Je crois que, de plus en plus, les grands tournois organisés en marge des Jeux doivent avoir leur pleine autonomie et ne pas être confondus avec les Jeux eux-mêmes dont le but premier est la glorification de l’athlète individuel.

J’espère que, de plus en plus, la succession régulière des Olympiades aidera à rythmer la vie sportive, à la contenir, à la préserver contre ses propres excès. Il est très désirable, pour cela, que disparaissent les préjugés qui continuent de séparer le gymnaste de l’athlète. Ce sont deux frères qui s’ignorent, trop souvent par la faute de leurs dirigeants.

Personnellement, je voudrais voir le Pentathlon moderne ramené aux directives que j’avais posées en le créant. Quant à la participation des femmes aux Jeux, j’y demeure hostile. C’est contre mon gré qu’elles ont été admises à un nombre grandissant d’épreuves.

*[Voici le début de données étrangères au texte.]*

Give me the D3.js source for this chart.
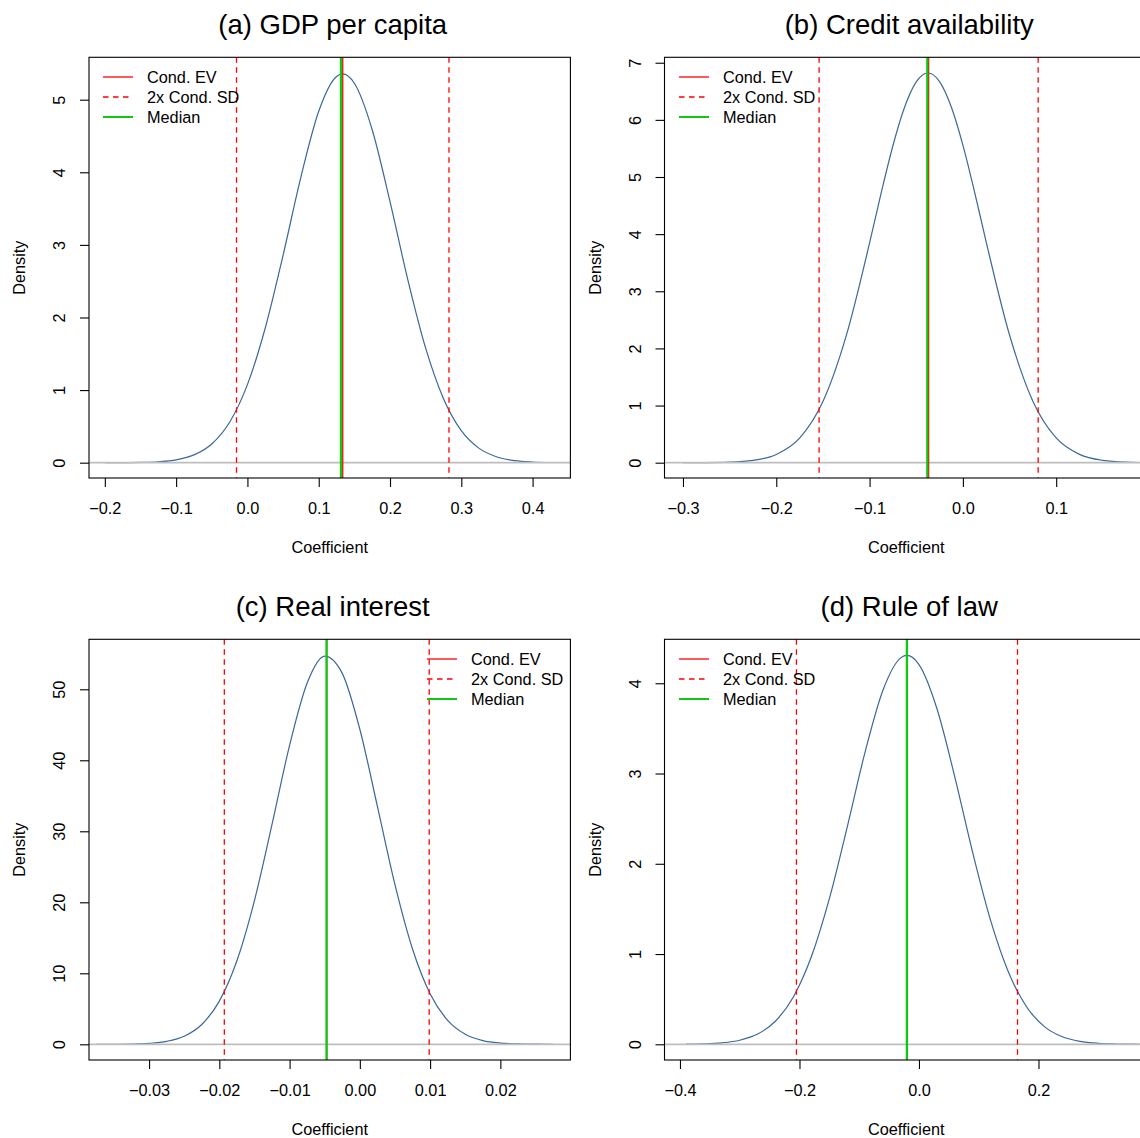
<!DOCTYPE html>
<html>
<head>
<meta charset="utf-8">
<script src="https://cdn.jsdelivr.net/npm/d3@7"></script>
<style>
  body { margin: 0; background: #fff; }
  svg { display: block; font-family: "Liberation Sans", Arial, Helvetica, sans-serif; }
</style>
</head>
<body>
<svg id="chart" width="1140" height="1138"></svg>
<script>
// values
const titles = ["(a) GDP per capita", "(b) Credit availability", "(c) Real interest", "(d) Rule of law"];
const legendLabels = ["Cond. EV", "2x Cond. SD", "Median"];

const condEV  = [0.1337, -0.0367, -0.00471, -0.0201];
const condSD  = [0.0745, 0.0587, 0.00729, 0.0925];
const medians = [0.1312, -0.0381, -0.00474, -0.0202];

const gdpX = [-0.200, -0.175, -0.150, -0.125, -0.100, -0.075, -0.050, -0.025, 0.000, 0.025, 0.050, 0.075, 0.100, 0.125, 0.1335,
    0.150, 0.175, 0.200, 0.225, 0.250, 0.275, 0.300, 0.325, 0.350, 0.375, 0.400, 0.425];
const gdpDensity = [0.0002, 0.001, 0.004, 0.013, 0.039, 0.107, 0.258, 0.557, 1.075, 1.855, 2.857, 3.934, 4.840, 5.320, 5.355,
    5.226, 4.586, 3.595, 2.519, 1.577, 0.882, 0.441, 0.197, 0.079, 0.028, 0.009, 0.0025];

const creditX = [-0.300, -0.275, -0.250, -0.225, -0.200, -0.175, -0.150, -0.125, -0.100, -0.0875, -0.075, -0.0625, -0.050,
    -0.0374, -0.025, -0.0125, 0.000, 0.0125, 0.025, 0.050, 0.075, 0.100, 0.125, 0.150, 0.175, 0.200, 0.225];
const creditDensity = [0.0003, 0.0018, 0.009, 0.040, 0.143, 0.429, 1.069, 2.223, 3.847, 4.726, 5.547, 6.220, 6.664,
    6.820, 6.669, 6.229, 5.559, 4.740, 3.861, 2.234, 1.077, 0.433, 0.145, 0.040, 0.009, 0.0018, 0.0003];

const interestX = [-0.0375, -0.0350, -0.0325, -0.0300, -0.0275, -0.0250, -0.0225, -0.0200, -0.0175, -0.0150, -0.0125,
    -0.0100, -0.0075, -0.0050, -0.0025, 0.0000, 0.0025, 0.0050, 0.0075, 0.0100, 0.0125, 0.0150, 0.0175, 0.0200,
    0.0225, 0.0250, 0.0275];
const interestDensity = [0.002, 0.010, 0.038, 0.134, 0.415, 1.142, 2.796, 6.087, 11.77, 20.25, 30.96,
    42.10, 50.88, 54.68, 52.24, 44.37, 33.51, 22.50, 13.43, 7.125, 3.361, 1.410, 0.526, 0.174,
    0.051, 0.014, 0.003];

const lawX = [-0.39, -0.36, -0.33, -0.30, -0.27, -0.24, -0.21, -0.18, -0.15, -0.12, -0.09, -0.06, -0.03, -0.0202,
    0.00, 0.03, 0.06, 0.09, 0.12, 0.15, 0.18, 0.21, 0.24, 0.27, 0.30, 0.33, 0.36, 0.39];
const lawDensity = [0.0015, 0.005, 0.016, 0.045, 0.113, 0.258, 0.527, 0.972, 1.613, 2.410, 3.243, 3.928, 4.284, 4.308,
    4.207, 3.720, 2.961, 2.122, 1.370, 0.796, 0.416, 0.196, 0.083, 0.032, 0.011, 0.0034, 0.0009, 0.0002];

const xTicks = [
    [-0.2, -0.1, 0, 0.1, 0.2, 0.3, 0.4],
    [-0.3, -0.2, -0.1, 0, 0.1],
    [-0.03, -0.02, -0.01, 0, 0.01, 0.02],
    [-0.4, -0.2, 0, 0.2]
];
const yTicks = [
    [0, 1, 2, 3, 4, 5],
    [0, 1, 2, 3, 4, 5, 6, 7],
    [0, 10, 20, 30, 40, 50],
    [0, 1, 2, 3, 4]
];

const curves = [
    [gdpX, gdpDensity],
    [creditX, creditDensity],
    [interestX, interestDensity],
    [lawX, lawDensity]
];

// plot regions (pixels) and scale ranges for each panel
const layout = [
    { left: 89, right: 570.4, top: 57.3, bottom: 478, xDomain: [-0.2222, 0.453], yDomain: [-0.211, 5.584], fmt: ".1f", legendX: 103 },
    { left: 664.5, right: 1148, top: 57.3, bottom: 478, xDomain: [-0.3198, 0.1984], yDomain: [-0.268, 7.095], fmt: ".1f", legendX: 679 },
    { left: 89, right: 570.4, top: 639.3, bottom: 1060, xDomain: [-0.03855, 0.02997], yDomain: [-2.21, 57.04], fmt: ".2f", legendX: 427 },
    { left: 664.5, right: 1148, top: 639.3, bottom: 1060, xDomain: [-0.4259, 0.3833], yDomain: [-0.174, 4.487], fmt: ".1f", legendX: 679 }
];

const FONT = 16.3;
const curveColor = "#3b6896";
const red = "#ff0000";
const green = "#10c810";
const dash = "5.5,4.5";

const svg = d3.select("#chart");
svg.append("rect").attr("width", 1140).attr("height", 1138).attr("fill", "#fff");

layout.forEach((p, i) => {
    const g = svg.append("g");

    const x = d3.scaleLinear().domain(p.xDomain).range([p.left, p.right]);
    const y = d3.scaleLinear().domain(p.yDomain).range([p.bottom, p.top]);

    const clipId = "clip" + i;
    svg.append("clipPath").attr("id", clipId)
        .append("rect")
        .attr("x", p.left).attr("y", p.top)
        .attr("width", p.right - p.left).attr("height", p.bottom - p.top);

    const plot = g.append("g").attr("clip-path", `url(#${clipId})`);

    // density curve
    const [xs, ys] = curves[i];
    const pts = xs.map((v, k) => [v, ys[k]]);
    plot.append("path")
        .datum(pts)
        .attr("fill", "none")
        .attr("stroke", curveColor)
        .attr("stroke-width", 1.2)
        .attr("d", d3.line().x(d => x(d[0])).y(d => y(d[1])).curve(d3.curveMonotoneX));

    // zero line
    plot.append("line")
        .attr("x1", p.left).attr("x2", p.right)
        .attr("y1", y(0)).attr("y2", y(0))
        .attr("stroke", "#bebebe").attr("stroke-width", 1.8);

    // EV, +-2 SD, median
    const vline = (v, color, w, dashed) => {
        plot.append("line")
            .attr("x1", x(v)).attr("x2", x(v))
            .attr("y1", p.top).attr("y2", p.bottom)
            .attr("stroke", color).attr("stroke-width", w)
            .attr("stroke-dasharray", dashed ? dash : null);
    };
    vline(condEV[i], red, 1.3, false);
    vline(condEV[i] - 2 * condSD[i], red, 1.3, true);
    vline(condEV[i] + 2 * condSD[i], red, 1.3, true);
    vline(medians[i], green, 2.3, false);

    // box
    g.append("rect")
        .attr("x", p.left).attr("y", p.top)
        .attr("width", p.right - p.left).attr("height", p.bottom - p.top)
        .attr("fill", "none").attr("stroke", "#000").attr("stroke-width", 1.1);

    // x axis
    const xAxis = g.append("g")
        .attr("transform", `translate(0,${p.bottom})`)
        .call(d3.axisBottom(x).tickValues(xTicks[i]).tickFormat(d3.format(p.fmt)).tickSize(9).tickSizeOuter(0))
        .attr("font-family", null).attr("font-size", null);
    xAxis.select(".domain").remove();
    xAxis.selectAll("line").attr("stroke", "#000").attr("stroke-width", 1.1);
    xAxis.selectAll("text")
        .attr("y", 36).attr("dy", null)
        .attr("font-size", FONT).attr("fill", "#000");

    // y axis, labels parallel to the axis
    const yAxis = g.append("g")
        .attr("transform", `translate(${p.left},0)`)
        .call(d3.axisLeft(y).tickValues(yTicks[i]).tickFormat(d3.format("d")).tickSize(9).tickSizeOuter(0))
        .attr("font-family", null).attr("font-size", null);
    yAxis.select(".domain").remove();
    yAxis.selectAll("line").attr("stroke", "#000").attr("stroke-width", 1.1);
    yAxis.selectAll("text")
        .attr("x", null).attr("dy", null)
        .attr("transform", "translate(-24,0) rotate(-90)")
        .attr("text-anchor", "middle")
        .attr("font-size", FONT).attr("fill", "#000");

    // axis titles
    const cx = (p.left + p.right) / 2;
    g.append("text")
        .attr("x", cx).attr("y", p.bottom + 75)
        .attr("text-anchor", "middle").attr("font-size", FONT)
        .text("Coefficient");
    g.append("text")
        .attr("transform", `translate(${p.left - 64},${(p.top + p.bottom) / 2}) rotate(-90)`)
        .attr("text-anchor", "middle").attr("font-size", FONT)
        .text("Density");

    // panel title
    g.append("text")
        .attr("x", cx + 3).attr("y", p.top - 23)
        .attr("text-anchor", "middle").attr("font-size", 27.5)
        .text(titles[i]);

    // legend
    const legendStyles = [
        { color: red, w: 1.3, dashed: false },
        { color: red, w: 1.3, dashed: true },
        { color: green, w: 2, dashed: false }
    ];
    legendLabels.forEach((lab, k) => {
        const ly = p.top + 19.7 + k * 20;
        const s = legendStyles[k];
        g.append("line")
            .attr("x1", p.legendX).attr("x2", p.legendX + 30)
            .attr("y1", ly).attr("y2", ly)
            .attr("stroke", s.color).attr("stroke-width", s.w)
            .attr("stroke-dasharray", s.dashed ? dash : null);
        g.append("text")
            .attr("x", p.legendX + 44).attr("y", ly + 5.8)
            .attr("font-size", FONT)
            .text(lab);
    });
});
</script>
</body>
</html>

De même que l’Olympisme a traversé sans atteinte la guerre mondiale, il survivra aux révolutions sociales. Il n’a en tout cas rien à redouter des tendances corporatives actuelles. J’ai vu avec joie les organisations ouvrières s’éprendre de l’idéal olympique ; sans doute les étudiants voudront à leur tour lui faire une part mieux définie dans leurs préoccupations universitaires. L’important est qu’à tous les degrés, de l’adolescent à l’homme mûr, on travaille à répandre l’esprit sportif fait de loyauté spontanée et de désintéressement chevaleresque.

Je remercie encore ceux qui m’ont suivi et successivement aidé dans la tâche poursuivie depuis quarante ans à travers tant d’embûches et d’hostilités.